### [Written problem]
Locate each line holding the string "matplotlib" and copy it.

### [Material provided]
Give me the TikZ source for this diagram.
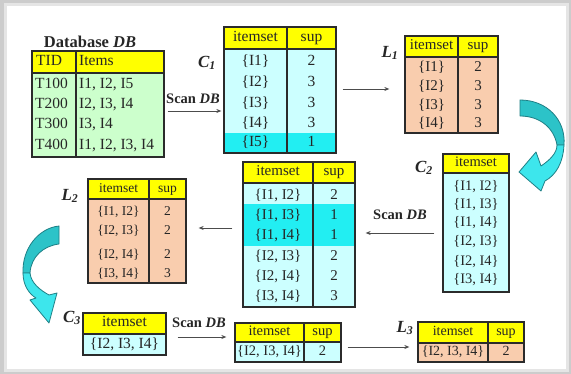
\documentclass[tikz,border=0pt]{standalone}
\usepackage{fontspec}
\setmainfont{Liberation Serif}
\usetikzlibrary{arrows.meta,fit}

\definecolor{hdrcol}{HTML}{FFFF00}
\definecolor{candcol}{HTML}{CCFFFF}
\definecolor{hotcol}{HTML}{22EEF2}
\definecolor{freqcol}{HTML}{F9CDAE}
\definecolor{dbcol}{HTML}{CCFFCC}
\definecolor{rulecol}{HTML}{2B2B2B}
\definecolor{arrowback}{HTML}{2CC3C8}
\definecolor{arrowfront}{HTML}{3DE6EC}
\definecolor{arrowedge}{HTML}{1F7F85}

% #1 name, #2 left, #3 top, #4 right, #5 bottom, #6 header bottom,
% #7 body colour, #8 extra drawing (highlights, column rules)
\newcommand\tableframe[8]{%
  \fill[#7] (#2,#6) rectangle (#4,#5);
  \fill[hdrcol] (#2,#3) rectangle (#4,#6);
  #8
  \draw[hrule] (#2,#6) -- (#4,#6);
  \node[tframe, fit={(#2,#3) (#4,#5)}] (#1) {};
}

\begin{document}
\begin{tikzpicture}[x=1pt, y=-1pt,
  tframe/.style={draw=rulecol, line width=1.3pt, inner sep=0pt},
  hrule/.style={draw=rulecol, line width=1.8pt},
  vrule/.style={draw=rulecol, line width=1.4pt},
  cell/.style={font=\fontsize{#1}{18}\selectfont, text=black!85, inner sep=0pt, anchor=mid, yshift=-1pt},
  cell/.default=15,
  setlabel/.style={font=\fontsize{17}{17}\selectfont\bfseries\itshape, text=black!85, inner sep=0pt},
  scanlabel/.style={font=\fontsize{14.5}{17}\selectfont\bfseries, text=black!85, inner sep=0pt},
  conn/.style={draw=black!70, line width=0.8pt, -{Stealth[length=5pt,width=4pt]}},
  bentarrow/.style={draw=arrowedge, line width=0.8pt, line join=round}
]
% frame
\fill[gray!40] (0,0) rectangle (571,374);
\fill[gray!20] (4,3) rectangle (569,372);
\fill[white] (7,6) rectangle (566,369);
\useasboundingbox (0,0) rectangle (571,374);

% ---------- database ----------
\node[font=\fontsize{16.5}{18}\selectfont\bfseries, text=black!85, inner sep=0pt] (dbtitle) at (90,42) {Database \textit{DB}};
\tableframe{db}{32}{51}{164}{157}{73}{dbcol}{\draw[vrule] (76,51) -- (76,157);}
\node[cell=15.5, anchor=mid west] (db-h1) at (36,62) {TID};
\node[cell=15.5, anchor=mid west] (db-h2) at (79,62) {Items};
\foreach \a/\b/\y [count=\i] in {T100/{I1, I2, I5}/85, T200/{I2, I3, I4}/105, T300/{I3, I4}/125, T400/{I1, I2, I3, I4}/146}{
  \node[cell=15.5, anchor=mid west] (db-t\i) at (35,\y) {\a};
  \node[cell=15.5, anchor=mid west] (db-i\i) at (79,\y) {\b};
}

% ---------- C1 ----------
\node[setlabel] (c1-name) at (207,63) {C\textsubscript{1}};
\tableframe{c1}{224}{27}{336}{153}{49}{candcol}{\fill[hotcol] (224,133) rectangle (336,153); \draw[vrule] (287,27) -- (287,153);}
\node[cell=15.5] (c1-h1) at (255.5,38) {itemset};
\node[cell=15.5] (c1-h2) at (311.5,38) {sup};
\foreach \s/\n/\y [count=\i] in {{\{I1\}}/2/62, {\{I2\}}/3/83, {\{I3\}}/3/104, {\{I4\}}/3/124, {\{I5\}}/1/143}{
  \node[cell=15.5] (c1-s\i) at (255.5,\y) {\s};
  \node[cell=15.5] (c1-n\i) at (311.5,\y) {\n};
}

% ---------- L1 ----------
\node[setlabel] (l1-name) at (390,53) {L\textsubscript{1}};
\tableframe{l1}{405}{36}{498}{133}{57}{freqcol}{\draw[vrule] (458,36) -- (458,133);}
\node[cell] (l1-h1) at (431.5,46.5) {itemset};
\node[cell] (l1-h2) at (478,46.5) {sup};
\foreach \s/\n/\y [count=\i] in {{\{I1\}}/2/68, {\{I2\}}/3/87, {\{I3\}}/3/106, {\{I4\}}/3/124}{
  \node[cell] (l1-s\i) at (431.5,\y) {\s};
  \node[cell] (l1-n\i) at (478,\y) {\n};
}

% ---------- C2 (join) ----------
\node[setlabel] (c2-name) at (424,168) {C\textsubscript{2}};
\tableframe{c2}{443}{154}{509}{292}{173}{candcol}{}
\node[cell=14.5] (c2-h1) at (476,163.5) {itemset};
\foreach \s/\y [count=\i] in {{\{I1, I2\}}/187, {\{I1, I3\}}/205, {\{I1, I4\}}/223, {\{I2, I3\}}/242, {\{I2, I4\}}/262, {\{I3, I4\}}/280}{
  \node[cell=14.5] (c2-s\i) at (476,\y) {\s};
}

% ---------- C2 with counts ----------
\tableframe{c2s}{243}{162}{355}{307}{183}{candcol}{\fill[hotcol] (243,204) rectangle (355,246); \draw[vrule] (313,162) -- (313,307);}
\node[cell] (c2s-h1) at (278,172.5) {itemset};
\node[cell] (c2s-h2) at (334,172.5) {sup};
\foreach \s/\n/\y [count=\i] in {{\{I1, I2\}}/2/196, {\{I1, I3\}}/1/216, {\{I1, I4\}}/1/236, {\{I2, I3\}}/2/257, {\{I2, I4\}}/2/277, {\{I3, I4\}}/3/297}{
  \node[cell] (c2s-s\i) at (278,\y) {\s};
  \node[cell] (c2s-n\i) at (334,\y) {\n};
}

% ---------- L2 ----------
\node[setlabel] (l2-name) at (70,196) {L\textsubscript{2}};
\tableframe{l2}{88}{179}{186}{283}{199}{freqcol}{\draw[vrule] (149,179) -- (149,283);}
\node[cell=13.5] (l2-h1) at (118.5,189) {itemset};
\node[cell=13.5] (l2-h2) at (167.5,189) {sup};
\foreach \s/\n/\y [count=\i] in {{\{I1, I2\}}/2/212, {\{I2, I3\}}/2/231, {\{I2, I4\}}/2/255, {\{I3, I4\}}/3/274}{
  \node[cell=13.5] (l2-s\i) at (118.5,\y) {\s};
  \node[cell=13.5] (l2-n\i) at (167.5,\y) {\n};
}

% ---------- C3 ----------
\node[setlabel] (c3-name) at (72,318) {C\textsubscript{3}};
\tableframe{c3}{83}{313}{166}{355}{334}{candcol}{}
\node[cell=15.5] (c3-h1) at (124.5,323.5) {itemset};
\node[cell=15.5] (c3-s1) at (124.5,345) {\{I2, I3, I4\}};

% ---------- C3 with counts ----------
\tableframe{c3s}{235}{323}{341}{362}{342}{candcol}{\draw[vrule] (304,323) -- (304,362);}
\node[cell=14.5] (c3s-h1) at (269.5,332.5) {itemset};
\node[cell=14.5] (c3s-h2) at (322.5,332.5) {sup};
\node[cell=14.5] (c3s-s1) at (269.5,352) {\{I2, I3, I4\}};
\node[cell=14.5] (c3s-n1) at (322.5,352) {2};

% ---------- L3 ----------
\node[setlabel] (l3-name) at (405,328) {L\textsubscript{3}};
\tableframe{l3}{418}{322}{524}{362}{343}{freqcol}{\draw[vrule] (488,322) -- (488,362);}
\node[cell=14] (l3-h1) at (453,332.5) {itemset};
\node[cell=14] (l3-h2) at (506,332.5) {sup};
\node[cell=14] (l3-s1) at (453,352.5) {\{I2, I3, I4\}};
\node[cell=14] (l3-n1) at (506,352.5) {2};

% ---------- scan labels ----------
\node[scanlabel] (scan1) at (193,99) {Scan \textit{DB}};
\node[scanlabel] (scan2) at (400,215) {Scan \textit{DB}};
\node[scanlabel] (scan3) at (199,323) {Scan \textit{DB}};

% ---------- connectors ----------
\draw[conn] ([shift={(3pt,-7pt)}]db.east) -- ([shift={(-2pt,-21pt)}]c1.west);
\draw[conn] ([shift={(6pt,1pt)}]c1.east) -- ([shift={(-15pt,-4.5pt)}]l1.west);
\draw[conn] ([shift={(-8pt,-10pt)}]c2.west) -- ([shift={(10pt,1.5pt)}]c2s.east);
\draw[conn] ([shift={(-10pt,6.5pt)}]c2s.west) -- ([shift={(12pt,3pt)}]l2.east);
\draw[conn] ([shift={(11pt,-3pt)}]c3.east) -- ([shift={(-8pt,5.5pt)}]c3s.west);
\draw[conn] ([shift={(6pt,-4.5pt)}]c3s.east) -- ([shift={(-8pt,-5pt)}]l3.west);

% ---------- curved block arrows ----------
% right side: L1 down to C2 (back face, then front face with head)
\path[bentarrow, fill=arrowback]
  (520,100) .. controls (547,100) and (566,120) .. (564,145)
  -- (557,145) .. controls (554,128) and (540,116) .. (520,116) -- cycle;
\path[bentarrow, fill=arrowfront]
  (564,145) .. controls (563,163) and (556,175) .. (545,181)
  -- (541,191) -- (519,172) -- (536,152) -- (541,166)
  .. controls (550,160) and (557,153) .. (557,145) -- cycle;
% left side: L2 down to C3
\path[bentarrow, fill=arrowback]
  (59,226) .. controls (39,228) and (22,248) .. (23,273)
  -- (30,273) .. controls (31,257) and (43,246) .. (59,244) -- cycle;
\path[bentarrow, fill=arrowfront]
  (23,273) .. controls (23,285) and (29,294) .. (36,298)
  -- (30,300) -- (49,323) -- (57,293) -- (49,295)
  .. controls (40,290) and (31,283) .. (30,273) -- cycle;
\end{tikzpicture}
\end{document}
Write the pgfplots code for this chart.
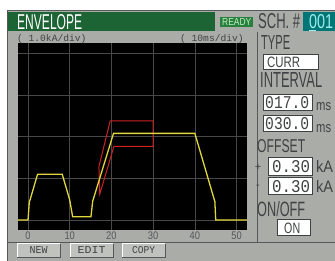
\documentclass[border=0pt]{standalone}
\usepackage{pgfplots}
\pgfplotsset{compat=1.18}
\usepackage{fontspec}
\setmainfont{Liberation Sans}
\newfontfamily\mono{Liberation Mono}
\definecolor{panel}{RGB}{170,172,168}
\definecolor{frame}{RGB}{85,88,88}
\definecolor{titleg}{RGB}{28,100,52}
\definecolor{readyg}{RGB}{40,128,62}
\definecolor{readyt}{RGB}{195,240,195}
\definecolor{teal1}{RGB}{0,118,118}
\definecolor{tealt}{RGB}{160,235,235}
\definecolor{dtext}{RGB}{62,66,66}
\definecolor{gridc}{RGB}{72,72,72}
\definecolor{tickc}{RGB}{85,88,88}
\definecolor{yel}{RGB}{225,215,60}
\definecolor{redl}{RGB}{205,35,35}
\definecolor{btn}{RGB}{192,194,190}
\newcommand\lab[6]{\node[anchor=base west,inner sep=0pt,text=#6] at (#1,#2) {\resizebox{#3pt}{#4pt}{#5}};}
\newcommand\tl[1]{\scalebox{0.85}[1]{\fontsize{11}{11}\selectfont #1}}
\begin{document}
\begin{tikzpicture}
\useasboundingbox (0,0) rectangle (335pt,260pt);
\begin{scope}[x=1pt,y=-1pt,yshift=260pt]
\fill[white] (0,0) rectangle (335,260);
\fill[panel] (7,11) rectangle (336,261);
\draw[frame,line width=1pt] (7,261) -- (7,11) -- (336,11);
\fill[titleg] (8,12) rectangle (215,31.5);
\fill[readyg] (220,17) rectangle (253,27.5);
\fill[teal1] (303,12) rectangle (336,31.5);
\end{scope}
\begin{axis}[at={(18pt,30pt)},anchor=south west,scale only axis,width=229pt,height=187pt,
  xmin=-2.4,xmax=52.5,ymin=-0.24,ymax=4.25,
  axis background/.style={fill=black},axis line style={draw=none},
  xtick={0,10,20,30,40,50},ytick={0,1,2,3,4},yticklabels={},
  xticklabels={\tl{0},\tl{10},\tl{20},\tl{30},\tl{40},\tl{50}},
  grid=major,grid style={gridc,line width=0.6pt},major tick length=0pt,
  xticklabel style={anchor=north,inner sep=0pt,yshift=-2pt,text=tickc}]
\addplot[redl,line width=1pt] coordinates {(17,1.28)(19.7,2.38)(30,2.38)(30,1.77)(20.6,1.77)(17.2,0.62)(17,1.28)};
\addplot[yel,line width=1.3pt] coordinates {(-2.4,0)(0,0)(0.3,0.42)(2.3,1.1)(8.2,1.1)(10,0.48)(10.7,0.08)(15.1,0.08)(15.5,0.45)(20.5,2.08)(40,2.08)(44.8,0.44)(45,0)(52.5,0)};
\end{axis}
\begin{scope}[x=1pt,y=-1pt,yshift=260pt]
% separators
\draw[frame,line width=0.8pt] (257,32) -- (257,242);
\draw[frame,line width=0.8pt] (7,242.5) -- (336,242.5);
% title texts
\lab{17}{30}{65}{15}{ENVELOPE}{white}
\node[anchor=base west,inner sep=0pt,text=dtext] at (17,41.5) {\mono\fontsize{9.6}{9.6}\selectfont ( 1.0kA/div)};
\node[anchor=base west,inner sep=0pt,text=dtext] at (180,41.5) {\mono\fontsize{9.6}{9.6}\selectfont ( 10ms/div)};
\lab{222}{25.5}{29}{7}{READY}{readyt}
\lab{258}{29}{42}{15}{SCH. \#}{dtext}
\lab{309}{28.5}{24}{14}{001}{tealt}
\draw[tealt,line width=0.8pt] (309,30) -- (316,30);
% right panel
\lab{261}{50}{29}{14}{TYPE}{dtext}
\draw[fill=white,draw=dtext,line width=1pt] (263,55) rectangle (318,70);
\lab{267}{68}{33}{10.5}{CURR}{dtext}
\lab{260}{88}{62}{15}{INTERVAL}{dtext}
\draw[fill=white,draw=dtext,line width=1pt] (263,95) rectangle (312,111);
\lab{265}{109}{44}{12}{\mono 017.0}{dtext}
\lab{316}{111}{15}{8}{ms}{dtext}
\draw[fill=white,draw=dtext,line width=1pt] (263,116) rectangle (312,132);
\lab{265}{130}{44}{12}{\mono 030.0}{dtext}
\lab{316}{132}{15}{8}{ms}{dtext}
\lab{257}{153}{48}{13}{OFFSET}{dtext}
\node[anchor=center,inner sep=0pt,text=dtext] at (258,167) {\fontsize{11}{11}\selectfont +};
\node[anchor=center,inner sep=0pt,text=dtext] at (258,187) {\fontsize{11}{11}\selectfont -};
\draw[fill=white,draw=dtext,line width=1pt] (268,158) rectangle (312,176);
\lab{272}{173}{38}{12}{\mono 0.30}{dtext}
\lab{316}{173}{17}{12}{kA}{dtext}
\draw[fill=white,draw=dtext,line width=1pt] (268,178) rectangle (312,195);
\lab{272}{192.5}{38}{12}{\mono 0.30}{dtext}
\lab{316}{192.5}{17}{12}{kA}{dtext}
\lab{257}{217}{48}{15}{ON/OFF}{dtext}
\draw[fill=white,draw=dtext,line width=1pt] (277,220) rectangle (310,236);
\lab{284}{233.5}{16}{10.5}{ON}{dtext}
% buttons
\foreach \a/\b/\t/\w in {17/60/NEW/18,70/113/EDIT/28,122/165/COPY/23}{
  \fill[btn] (\a,243.5) rectangle (\b,257);
  \draw[white,line width=0.8pt] (\a,257) -- (\a,243.5) -- (\b,243.5);
  \draw[frame,line width=0.8pt] (\a,257) -- (\b,257) -- (\b,243.5);
  \pgfmathsetmacro\xc{(\a+\b)/2-\w/2}
  \lab{\xc}{254}{\w}{7}{\mono \t}{dtext}
}
\end{scope}
\end{tikzpicture}
\end{document}
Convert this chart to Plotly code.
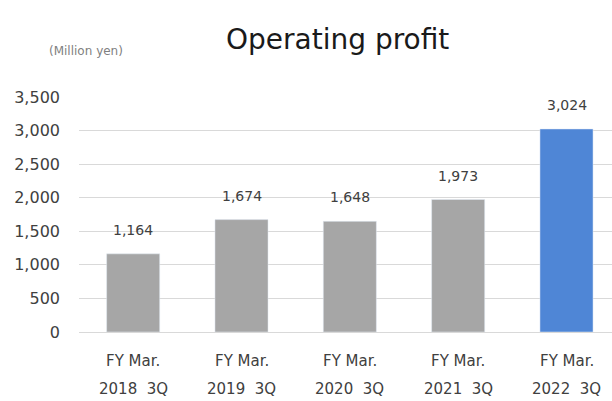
import plotly.graph_objects as go

line1 = ["FY Mar."] * 5
line2 = ["2018  3Q", "2019  3Q", "2020  3Q", "2021  3Q", "2022  3Q"]
values = [1164, 1674, 1648, 1973, 3024]
colors = ["#a6a6a6", "#a6a6a6", "#a6a6a6", "#a6a6a6", "#4f86d6"]
ytick_vals = [0, 500, 1000, 1500, 2000, 2500, 3000, 3500]

font = "DejaVu Sans"
x = list(range(len(values)))

L, R, T, B, W, H = 79, 0, 97, 69, 612, 401
pw, ph = W - L - R, H - T - B

fig = go.Figure()
fig.add_trace(go.Bar(x=x, y=values, marker_color=colors, width=0.49))

for i in x:
    fig.add_annotation(x=i, y=values[i], xref="x", yref="y", yshift=24, text=f"{values[i]:,}",
                       showarrow=False, font=dict(family=font, size=14, color="#404040"))
    fig.add_annotation(x=i, y=0, xref="x", yref="y", yshift=-29, text=line1[i], showarrow=False,
                       font=dict(family=font, size=15, color="#404040"))
    fig.add_annotation(x=i, y=0, xref="x", yref="y", yshift=-57, text=line2[i], showarrow=False,
                       font=dict(family=font, size=15, color="#404040"))

fig.add_annotation(x=(337 - L) / pw, y=1 + (T - 40) / ph, xref="paper", yref="paper",
                   xanchor="center", yanchor="middle",
                   text="Operating profit", showarrow=False,
                   font=dict(family=font, size=28, color="#1a1a1a"))
fig.add_annotation(x=(86 - L) / pw, y=1 + (T - 51) / ph, xref="paper", yref="paper",
                   xanchor="center", yanchor="middle",
                   text="(Million yen)", showarrow=False,
                   font=dict(family=font, size=12, color="#7f7f7f"))

fig.update_layout(
    width=W, height=H,
    margin=dict(l=L, r=R, t=T, b=B),
    paper_bgcolor="white", plot_bgcolor="white",
    showlegend=False,
    xaxis=dict(range=[-0.5, 4.42], showticklabels=False, showgrid=False, zeroline=False,
               showline=True, linecolor="#d9d9d9", linewidth=1),
    yaxis=dict(range=[0, 3500], tickvals=ytick_vals, tickformat=",", showgrid=True,
               gridcolor="#d9d9d9", zeroline=False,
               tickfont=dict(family=font, size=16, color="#404040"), ticks="",
               ticklabelstandoff=18),
)
fig.write_html("out.html")
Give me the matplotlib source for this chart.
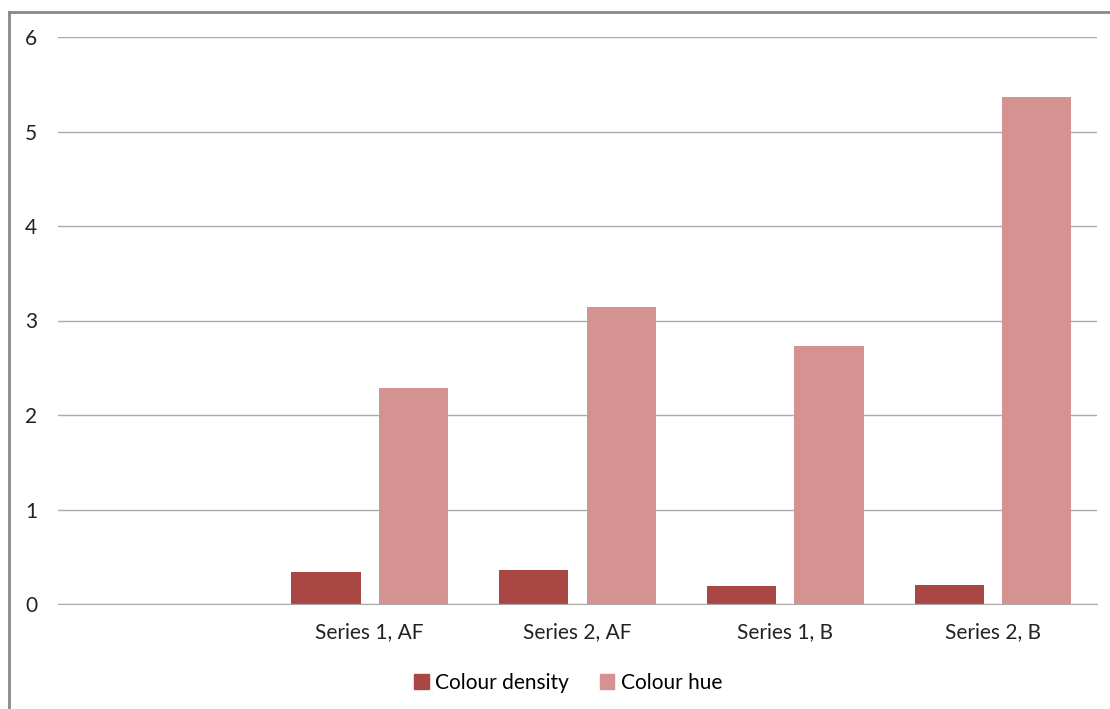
import numpy as np
import matplotlib.pyplot as plt
from matplotlib.lines import Line2D
from matplotlib.patches import Patch

# Datos
categorias = ['', 'Series 1, AF', 'Series 2, AF', 'Series 1, B', 'Series 2, B']
densidad = [0, 0.34, 0.36, 0.19, 0.20]
tono = [0, 2.29, 3.14, 2.73, 5.37]
yticks = [0, 1, 2, 3, 4, 5, 6]

c_dens = '#A84744'
c_tono = '#D49391'

plt.rcParams['font.family'] = ['Lato', 'DejaVu Sans']

fig = plt.figure(figsize=(11.1, 7.09), dpi=100)
ax = fig.add_axes([58/1110, 1 - 604/709, (1097-58)/1110, (604-37)/709])

x = np.arange(len(categorias))
ancho = 0.333
ax.bar(x - 0.21, densidad, ancho, color=c_dens, label='Colour density')
ax.bar(x + 0.21, tono, ancho, color=c_tono, label='Colour hue')

ax.set_xlim(-0.5, len(categorias) - 0.5)
ax.set_ylim(0, 6)
ax.set_yticks(yticks)
ax.set_xticks(x)
ax.set_xticklabels(categorias)
ax.tick_params(axis='both', length=0, labelsize=15, colors='#222222')
ax.tick_params(axis='y', pad=15)
ax.tick_params(axis='x', pad=13)
ax.grid(axis='y', color='#AAAAAA', linewidth=1)
ax.set_axisbelow(True)
for s in ['top', 'right', 'left']:
    ax.spines[s].set_visible(False)
ax.spines['bottom'].set_color('#AAAAAA')

handles = [Patch(color=c_dens), Patch(color=c_tono)]
fig.legend(handles, ['Colour density', 'Colour hue'], loc='center',
           bbox_to_anchor=(568/1110, 1 - 683/709), ncol=2, frameon=False,
           fontsize=15, handlelength=0.7, handleheight=0.7, handletextpad=0.3,
           columnspacing=1.5)

# marco del grafico
fig.add_artist(Line2D([9/1110, 9/1110], [0, 1 - 12/709], color='#888888', lw=2))
fig.add_artist(Line2D([9/1110, 1], [1 - 12/709, 1 - 12/709], color='#888888', lw=2))

fig.savefig('out.png', dpi=100)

### [Task result]
Give me the matplotlib source for this chart.
import matplotlib.pyplot as plt
from matplotlib.lines import Line2D
from matplotlib.patches import Patch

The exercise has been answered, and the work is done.